_WHAT IS EXPECTED_
Find the lines containing "that" and say how many there are, with no other words.

_ENTRIES SHOWN_
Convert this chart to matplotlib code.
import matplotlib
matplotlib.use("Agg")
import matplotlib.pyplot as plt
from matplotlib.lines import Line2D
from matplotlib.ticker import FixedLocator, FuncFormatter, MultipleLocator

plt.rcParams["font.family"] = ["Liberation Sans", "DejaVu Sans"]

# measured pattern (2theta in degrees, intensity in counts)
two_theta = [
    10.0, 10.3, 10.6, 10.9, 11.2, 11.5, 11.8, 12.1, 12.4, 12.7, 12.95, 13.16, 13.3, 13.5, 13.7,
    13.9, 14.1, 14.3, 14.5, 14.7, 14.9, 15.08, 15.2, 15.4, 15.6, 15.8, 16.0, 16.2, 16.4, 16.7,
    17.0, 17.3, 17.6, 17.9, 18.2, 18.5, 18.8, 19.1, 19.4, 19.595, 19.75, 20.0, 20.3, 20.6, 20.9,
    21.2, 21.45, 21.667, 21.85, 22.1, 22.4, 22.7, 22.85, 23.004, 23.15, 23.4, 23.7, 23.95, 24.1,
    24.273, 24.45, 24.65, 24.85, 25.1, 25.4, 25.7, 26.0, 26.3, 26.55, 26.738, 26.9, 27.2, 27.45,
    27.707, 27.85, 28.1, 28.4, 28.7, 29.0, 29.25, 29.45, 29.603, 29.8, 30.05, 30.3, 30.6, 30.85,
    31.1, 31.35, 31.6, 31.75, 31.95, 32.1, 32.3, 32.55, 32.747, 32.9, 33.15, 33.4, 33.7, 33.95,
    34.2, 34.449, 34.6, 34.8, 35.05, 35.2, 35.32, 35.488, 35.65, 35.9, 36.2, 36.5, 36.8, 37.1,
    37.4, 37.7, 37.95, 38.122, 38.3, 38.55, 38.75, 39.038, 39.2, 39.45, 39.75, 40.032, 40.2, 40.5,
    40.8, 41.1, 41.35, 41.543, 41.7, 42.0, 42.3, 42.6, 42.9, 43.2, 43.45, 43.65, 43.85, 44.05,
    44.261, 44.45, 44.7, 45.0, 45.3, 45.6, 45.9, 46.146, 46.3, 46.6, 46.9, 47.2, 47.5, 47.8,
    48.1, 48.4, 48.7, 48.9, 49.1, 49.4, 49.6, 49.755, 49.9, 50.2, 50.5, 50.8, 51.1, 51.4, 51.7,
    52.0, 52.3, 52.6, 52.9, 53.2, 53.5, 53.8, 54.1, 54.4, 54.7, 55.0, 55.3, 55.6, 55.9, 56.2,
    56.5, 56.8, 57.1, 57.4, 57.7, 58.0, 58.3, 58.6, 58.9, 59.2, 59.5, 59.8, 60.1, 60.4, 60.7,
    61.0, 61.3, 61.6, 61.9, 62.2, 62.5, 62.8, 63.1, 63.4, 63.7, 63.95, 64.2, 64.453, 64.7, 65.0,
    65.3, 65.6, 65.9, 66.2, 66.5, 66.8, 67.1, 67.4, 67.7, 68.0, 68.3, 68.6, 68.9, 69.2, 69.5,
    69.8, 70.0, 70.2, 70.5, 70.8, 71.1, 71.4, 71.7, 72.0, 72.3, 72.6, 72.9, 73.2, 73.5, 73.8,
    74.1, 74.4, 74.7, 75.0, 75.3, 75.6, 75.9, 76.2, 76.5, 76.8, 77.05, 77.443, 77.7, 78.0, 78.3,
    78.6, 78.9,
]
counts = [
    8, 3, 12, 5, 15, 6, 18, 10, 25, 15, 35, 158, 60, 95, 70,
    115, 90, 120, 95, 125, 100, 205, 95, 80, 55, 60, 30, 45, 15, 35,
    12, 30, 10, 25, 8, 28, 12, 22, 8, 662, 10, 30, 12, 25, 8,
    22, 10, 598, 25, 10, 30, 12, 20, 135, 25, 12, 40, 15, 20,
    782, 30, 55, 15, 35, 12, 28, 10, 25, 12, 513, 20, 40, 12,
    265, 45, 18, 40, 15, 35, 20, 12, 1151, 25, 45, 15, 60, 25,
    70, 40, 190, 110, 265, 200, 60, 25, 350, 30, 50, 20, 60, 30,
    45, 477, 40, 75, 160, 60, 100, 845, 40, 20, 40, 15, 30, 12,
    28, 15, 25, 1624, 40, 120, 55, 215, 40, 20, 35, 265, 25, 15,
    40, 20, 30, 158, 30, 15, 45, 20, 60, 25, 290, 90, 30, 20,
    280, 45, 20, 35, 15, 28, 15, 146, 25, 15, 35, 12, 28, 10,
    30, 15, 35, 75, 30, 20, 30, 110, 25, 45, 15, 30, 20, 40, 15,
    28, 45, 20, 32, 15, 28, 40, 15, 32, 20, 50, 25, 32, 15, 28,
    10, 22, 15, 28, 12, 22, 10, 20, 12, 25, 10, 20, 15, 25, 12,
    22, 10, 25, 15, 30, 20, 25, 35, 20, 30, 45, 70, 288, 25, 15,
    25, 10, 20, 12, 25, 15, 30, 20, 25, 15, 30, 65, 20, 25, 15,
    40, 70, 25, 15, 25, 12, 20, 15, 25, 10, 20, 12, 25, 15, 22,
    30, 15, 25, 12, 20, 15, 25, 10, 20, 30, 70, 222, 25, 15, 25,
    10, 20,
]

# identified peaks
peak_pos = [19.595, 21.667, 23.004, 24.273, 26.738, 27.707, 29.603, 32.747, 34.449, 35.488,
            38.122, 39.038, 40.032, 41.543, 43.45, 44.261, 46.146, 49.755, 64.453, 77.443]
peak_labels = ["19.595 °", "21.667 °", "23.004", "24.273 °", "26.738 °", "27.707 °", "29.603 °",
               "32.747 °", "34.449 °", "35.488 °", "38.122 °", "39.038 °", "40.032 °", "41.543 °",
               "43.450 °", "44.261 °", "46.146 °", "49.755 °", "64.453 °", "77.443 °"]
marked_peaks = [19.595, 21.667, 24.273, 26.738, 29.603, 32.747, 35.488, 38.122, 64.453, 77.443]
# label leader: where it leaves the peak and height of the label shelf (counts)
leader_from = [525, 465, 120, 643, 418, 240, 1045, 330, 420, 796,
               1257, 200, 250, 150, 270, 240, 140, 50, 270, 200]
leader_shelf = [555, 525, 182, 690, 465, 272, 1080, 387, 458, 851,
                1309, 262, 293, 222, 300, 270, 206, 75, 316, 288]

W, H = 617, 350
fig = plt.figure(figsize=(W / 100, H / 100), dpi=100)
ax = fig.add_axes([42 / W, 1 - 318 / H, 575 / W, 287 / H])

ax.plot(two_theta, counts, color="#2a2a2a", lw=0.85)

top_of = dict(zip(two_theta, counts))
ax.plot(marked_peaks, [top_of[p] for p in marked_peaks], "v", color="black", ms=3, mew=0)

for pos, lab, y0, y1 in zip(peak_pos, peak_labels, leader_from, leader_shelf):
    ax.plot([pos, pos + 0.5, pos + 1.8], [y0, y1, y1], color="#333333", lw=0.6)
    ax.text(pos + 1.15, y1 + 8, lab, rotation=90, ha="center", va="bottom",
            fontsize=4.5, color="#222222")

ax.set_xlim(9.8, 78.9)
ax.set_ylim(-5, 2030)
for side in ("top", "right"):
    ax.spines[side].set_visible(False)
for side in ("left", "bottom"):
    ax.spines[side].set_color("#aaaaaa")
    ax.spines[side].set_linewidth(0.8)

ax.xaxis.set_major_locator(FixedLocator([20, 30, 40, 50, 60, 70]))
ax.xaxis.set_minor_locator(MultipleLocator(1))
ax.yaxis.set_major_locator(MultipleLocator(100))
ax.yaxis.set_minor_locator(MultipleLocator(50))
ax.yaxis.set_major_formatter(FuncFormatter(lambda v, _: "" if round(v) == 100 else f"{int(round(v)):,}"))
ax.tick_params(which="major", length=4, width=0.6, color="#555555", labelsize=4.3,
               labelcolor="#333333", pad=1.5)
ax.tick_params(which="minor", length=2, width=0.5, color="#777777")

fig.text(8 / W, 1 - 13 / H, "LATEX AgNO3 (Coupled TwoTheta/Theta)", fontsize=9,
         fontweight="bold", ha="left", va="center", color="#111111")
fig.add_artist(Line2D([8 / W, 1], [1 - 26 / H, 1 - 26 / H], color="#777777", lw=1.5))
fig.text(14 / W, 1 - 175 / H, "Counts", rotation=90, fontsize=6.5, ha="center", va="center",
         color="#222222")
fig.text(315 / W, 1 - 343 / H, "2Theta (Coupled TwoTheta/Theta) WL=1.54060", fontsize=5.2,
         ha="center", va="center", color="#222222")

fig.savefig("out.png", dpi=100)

--

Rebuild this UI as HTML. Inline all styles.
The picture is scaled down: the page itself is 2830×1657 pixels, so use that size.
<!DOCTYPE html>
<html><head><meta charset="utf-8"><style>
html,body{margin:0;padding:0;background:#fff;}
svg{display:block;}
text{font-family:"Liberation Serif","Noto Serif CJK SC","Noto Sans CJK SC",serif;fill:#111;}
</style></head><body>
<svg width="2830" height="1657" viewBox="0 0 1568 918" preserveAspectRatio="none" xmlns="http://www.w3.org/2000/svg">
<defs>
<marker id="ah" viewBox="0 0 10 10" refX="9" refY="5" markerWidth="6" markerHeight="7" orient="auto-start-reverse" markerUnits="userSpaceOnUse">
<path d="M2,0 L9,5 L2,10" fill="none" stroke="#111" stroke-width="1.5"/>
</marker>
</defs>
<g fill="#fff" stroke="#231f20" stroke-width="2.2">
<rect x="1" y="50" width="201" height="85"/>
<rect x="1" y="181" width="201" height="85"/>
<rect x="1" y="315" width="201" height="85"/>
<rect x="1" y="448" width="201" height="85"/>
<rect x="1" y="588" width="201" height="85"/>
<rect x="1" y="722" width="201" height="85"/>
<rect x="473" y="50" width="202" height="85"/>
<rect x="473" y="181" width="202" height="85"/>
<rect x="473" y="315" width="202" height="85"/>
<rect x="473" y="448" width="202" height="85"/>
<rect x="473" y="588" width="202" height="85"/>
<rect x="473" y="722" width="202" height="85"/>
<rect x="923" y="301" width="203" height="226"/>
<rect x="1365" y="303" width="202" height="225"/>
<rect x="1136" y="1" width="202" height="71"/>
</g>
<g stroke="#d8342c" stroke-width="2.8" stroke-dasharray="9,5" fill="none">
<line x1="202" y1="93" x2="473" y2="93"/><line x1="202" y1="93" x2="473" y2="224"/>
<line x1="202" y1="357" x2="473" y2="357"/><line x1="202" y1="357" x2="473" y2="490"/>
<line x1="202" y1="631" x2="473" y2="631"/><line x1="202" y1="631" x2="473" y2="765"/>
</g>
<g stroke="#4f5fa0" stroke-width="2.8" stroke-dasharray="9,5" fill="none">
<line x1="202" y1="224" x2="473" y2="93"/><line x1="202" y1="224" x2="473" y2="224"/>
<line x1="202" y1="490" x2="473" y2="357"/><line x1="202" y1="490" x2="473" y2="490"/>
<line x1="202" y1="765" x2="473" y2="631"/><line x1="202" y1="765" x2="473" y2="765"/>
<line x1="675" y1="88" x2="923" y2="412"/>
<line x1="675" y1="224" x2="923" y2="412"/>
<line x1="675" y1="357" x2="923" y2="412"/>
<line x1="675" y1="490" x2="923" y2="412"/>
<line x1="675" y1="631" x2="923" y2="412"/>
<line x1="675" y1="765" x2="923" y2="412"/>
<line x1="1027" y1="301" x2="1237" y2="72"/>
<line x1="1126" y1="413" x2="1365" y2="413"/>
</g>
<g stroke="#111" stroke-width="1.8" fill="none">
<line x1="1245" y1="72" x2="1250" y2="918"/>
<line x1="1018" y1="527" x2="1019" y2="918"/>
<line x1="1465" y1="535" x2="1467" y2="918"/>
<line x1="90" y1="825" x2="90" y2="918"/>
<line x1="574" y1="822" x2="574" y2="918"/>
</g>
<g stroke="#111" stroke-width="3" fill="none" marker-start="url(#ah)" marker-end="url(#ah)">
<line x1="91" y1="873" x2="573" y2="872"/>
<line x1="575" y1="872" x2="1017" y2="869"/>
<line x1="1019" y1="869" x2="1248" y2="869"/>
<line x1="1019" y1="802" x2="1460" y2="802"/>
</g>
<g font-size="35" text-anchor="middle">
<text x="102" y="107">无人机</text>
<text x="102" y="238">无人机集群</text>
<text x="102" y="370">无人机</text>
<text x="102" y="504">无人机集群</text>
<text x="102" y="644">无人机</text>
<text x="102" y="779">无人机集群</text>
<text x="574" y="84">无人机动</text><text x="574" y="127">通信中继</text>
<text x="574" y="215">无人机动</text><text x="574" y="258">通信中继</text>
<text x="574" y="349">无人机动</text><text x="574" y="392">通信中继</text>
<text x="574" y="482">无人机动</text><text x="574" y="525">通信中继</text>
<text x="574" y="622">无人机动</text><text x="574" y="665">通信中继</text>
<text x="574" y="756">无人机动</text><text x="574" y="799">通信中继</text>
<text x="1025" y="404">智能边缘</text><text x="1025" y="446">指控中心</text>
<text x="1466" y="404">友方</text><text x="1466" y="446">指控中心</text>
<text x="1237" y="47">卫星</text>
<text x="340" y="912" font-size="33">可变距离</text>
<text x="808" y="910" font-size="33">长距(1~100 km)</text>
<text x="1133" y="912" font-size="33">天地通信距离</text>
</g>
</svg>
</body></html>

* * *

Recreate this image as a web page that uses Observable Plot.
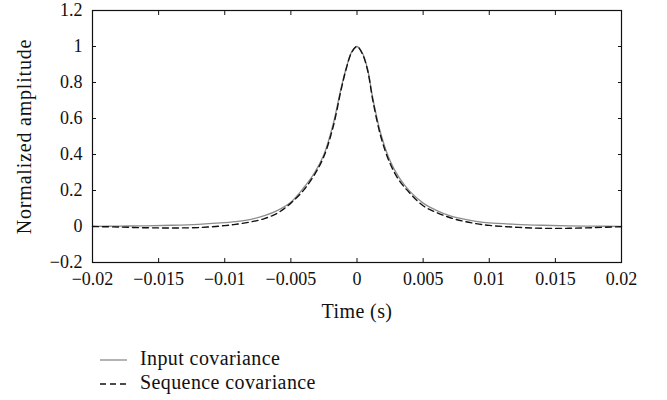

_FINISHED ANSWER_
2